- _TASK TO CARRY OUT_: Lines containing the word "that" need to be counted. Please reply with how many there are, and nothing else.
• • •
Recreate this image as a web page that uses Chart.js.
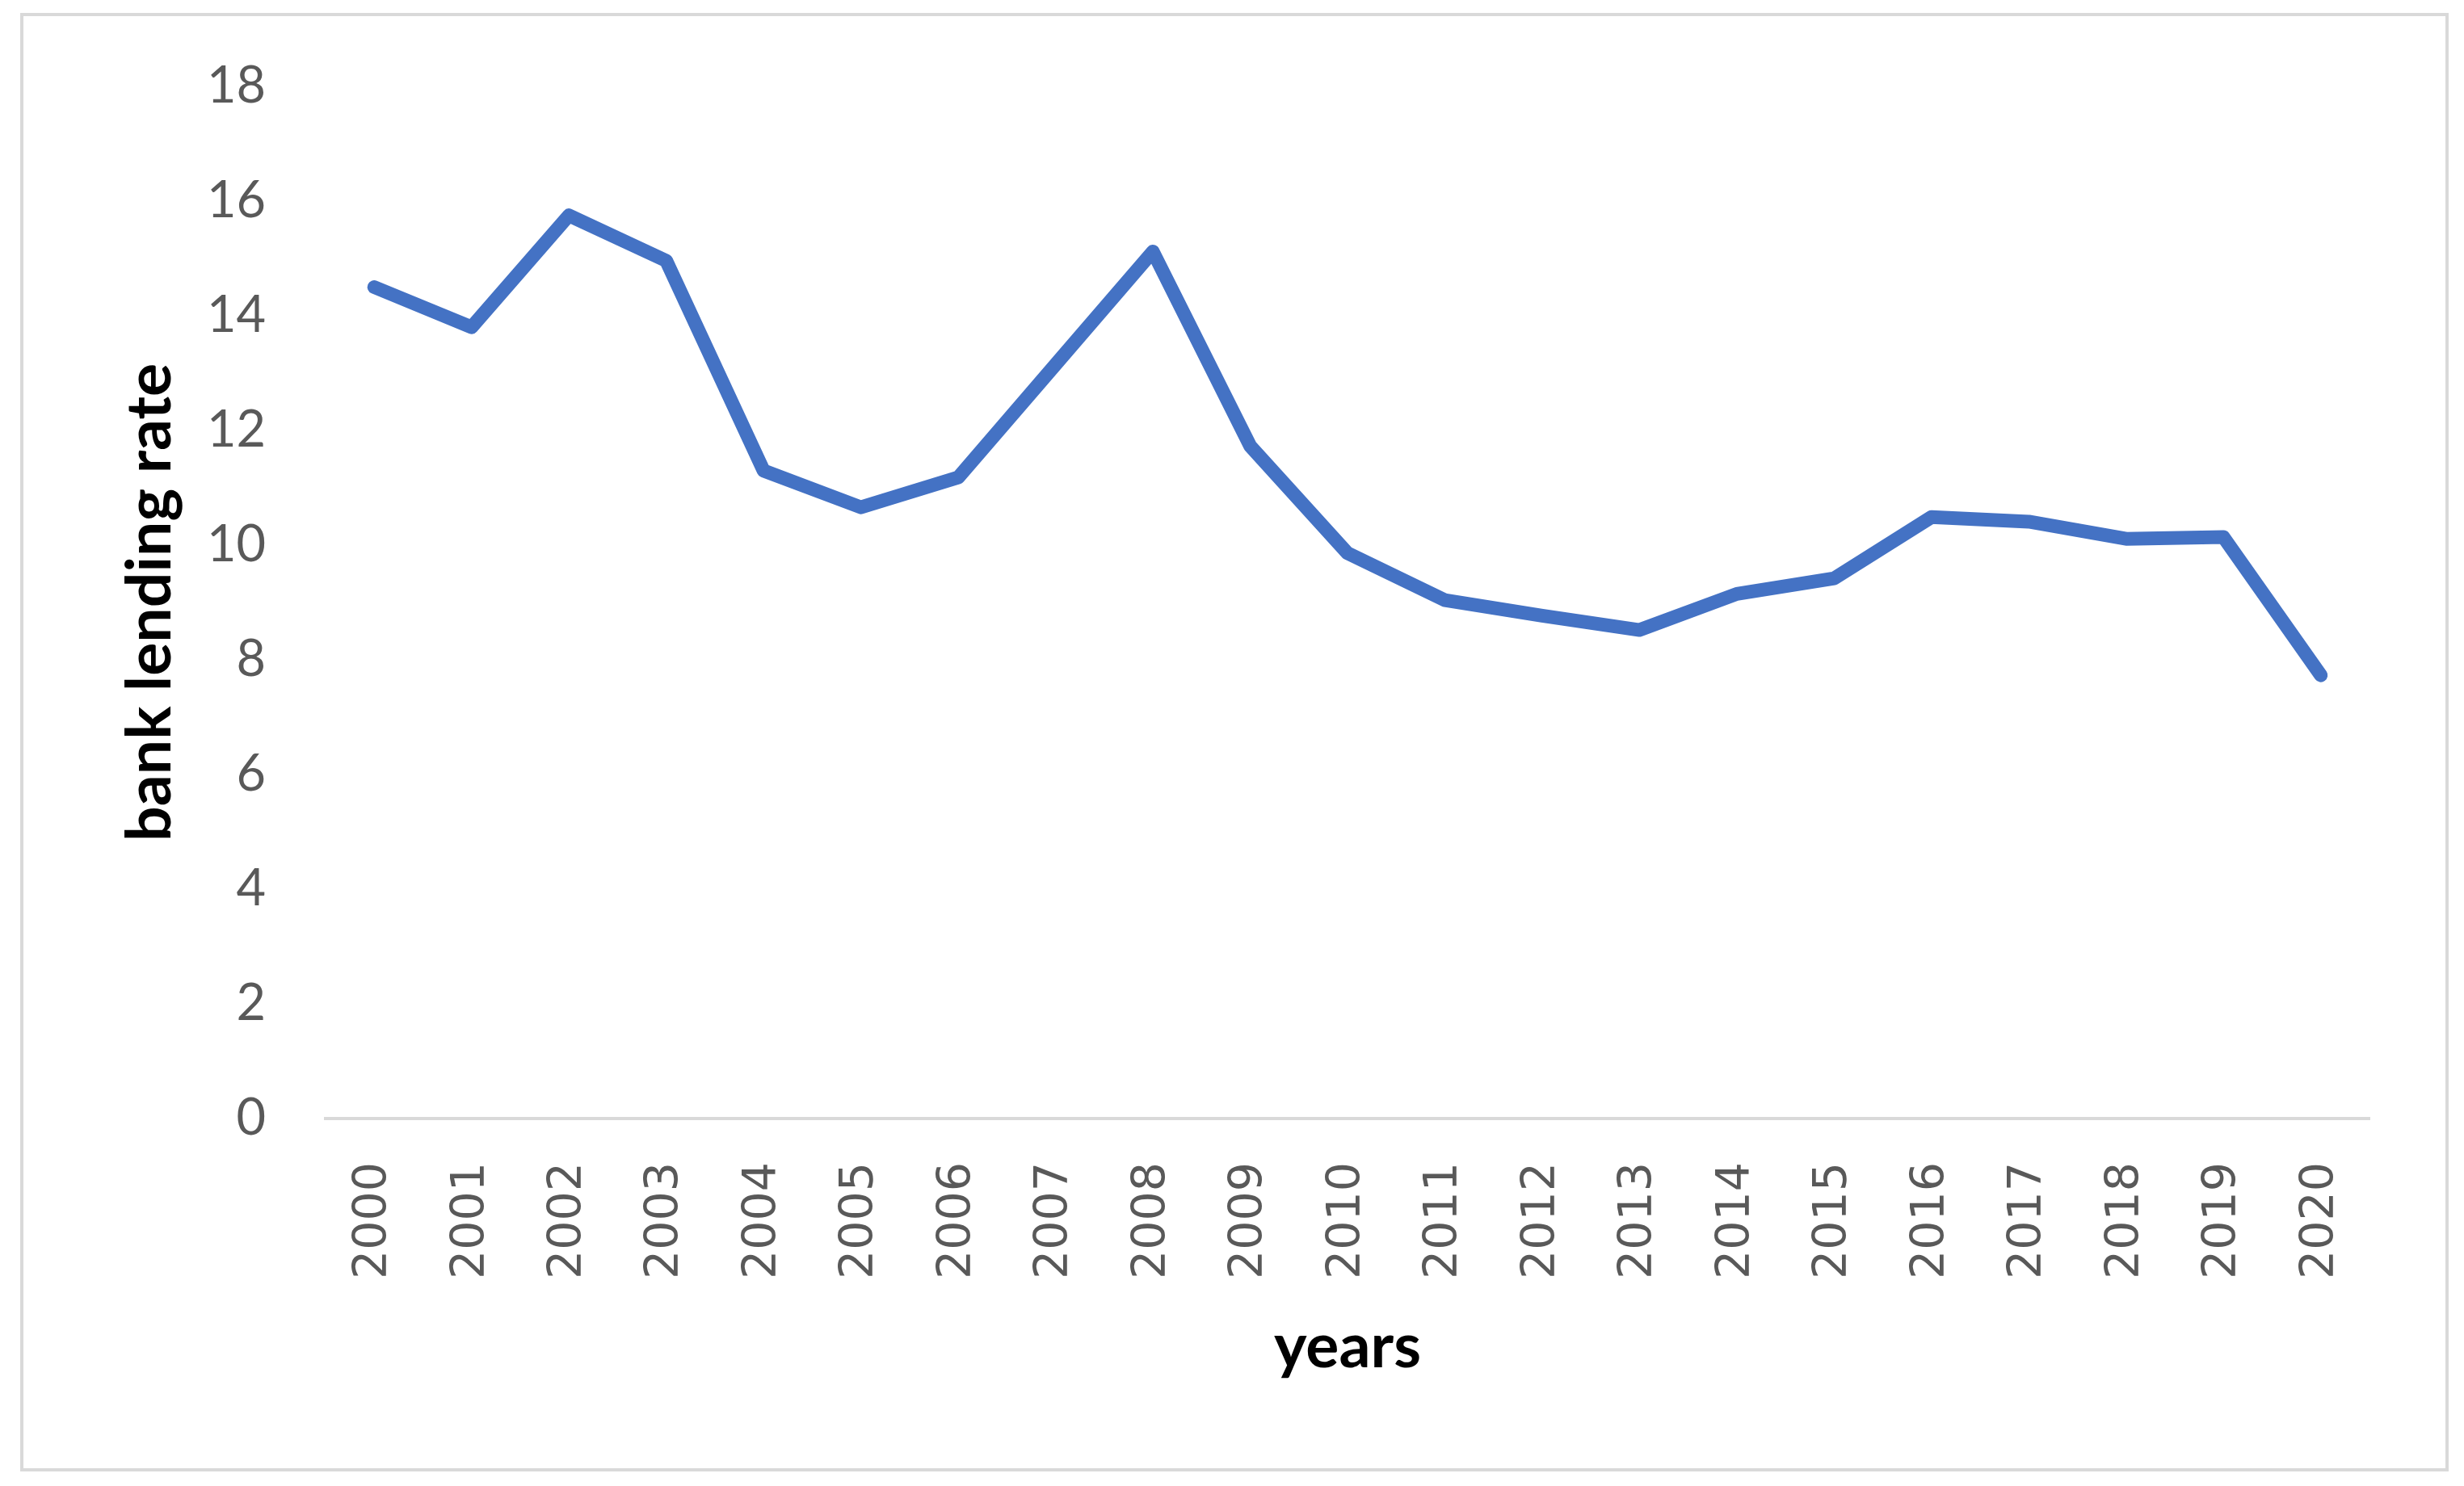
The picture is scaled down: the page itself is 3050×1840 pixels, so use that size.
<!DOCTYPE html>
<html>
<head>
<meta charset="utf-8">
<script src="https://cdn.jsdelivr.net/npm/chart.js@4"></script>
<style>
  html, body { margin: 0; padding: 0; background: #ffffff; }
  #wrap { position: relative; width: 3050px; height: 1840px; }
  #frame {
    position: absolute; left: 25px; top: 16px; width: 2998px; height: 1798px;
    border: 4px solid #d9d9d9;
  }
  #chart { position: absolute; left: 0; top: 0; }
</style>
</head>
<body>
<div id="wrap">
  <div id="frame"></div>
  <canvas id="chart" width="3050" height="1840"></canvas>
</div>
<script>
// Data
const years = ["2000", "2001", "2002", "2003", "2004", "2005", "2006", "2007", "2008", "2009", "2010",
               "2011", "2012", "2013", "2014", "2015", "2016", "2017", "2018", "2019", "2020"];
const lendingRate = [14.5, 13.8, 15.75, 14.96, 11.3, 10.66, 11.18, 13.15, 15.12, 11.73, 9.86,
                     9.04, 8.77, 8.52, 9.15, 9.42, 10.49, 10.41, 10.11, 10.14, 7.73];
const yTicks = [0, 2, 4, 6, 8, 10, 12, 14, 16, 18];

const lineColor = "#4472C4";
const tickColor = "#595959";

let ctx = document.getElementById("chart").getContext("2d");

new Chart(ctx, {
    type: "line",
    data: {
        labels: years,
        datasets: [{
            label: "bank lending rate",
            data: lendingRate,
            borderColor: lineColor,
            backgroundColor: lineColor,
            borderWidth: 17,
            pointRadius: 0,
            tension: 0,
            borderCapStyle: "round",
            borderJoinStyle: "round",
            fill: false
        }]
    },
    options: {
        responsive: false,
        animation: false,
        layout: { padding: { top: 107, right: 117, bottom: 0, left: 0 } },
        plugins: {
            legend: { display: false },
            tooltip: { enabled: false }
        },
        scales: {
            x: {
                offset: true,
                grid: { display: false },
                border: { display: true, color: "#d9d9d9", width: 4 },
                ticks: {
                    color: tickColor,
                    font: { family: "DejaVu Sans", size: 57 },
                    minRotation: 90,
                    maxRotation: 90,
                    padding: 46,
                    autoSkip: false
                },
                title: {
                    display: true,
                    text: "years",
                    color: "#000000",
                    font: { family: "Lato", size: 77, weight: "bold" },
                    padding: { top: 0, bottom: 126 }
                },
                afterFit: (scale) => { scale.height = 455; }
            },
            y: {
                min: 0,
                max: 18,
                afterBuildTicks: (scale) => { scale.ticks = yTicks.map(v => ({ value: v })); },
                grid: { display: false },
                border: { display: false },
                ticks: {
                    color: tickColor,
                    font: { family: "Lato", size: 63 },
                    padding: 66
                },
                title: {
                    display: true,
                    text: "bank lending rate",
                    color: "#000000",
                    font: { family: "Lato", size: 77, weight: "bold" },
                    padding: { top: 140, bottom: 0 }
                },
                afterFit: (scale) => { scale.width = 403; }
            }
        }
    }
});
</script>
</body>
</html>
• • •
- _WRITTEN ANSWER_: 2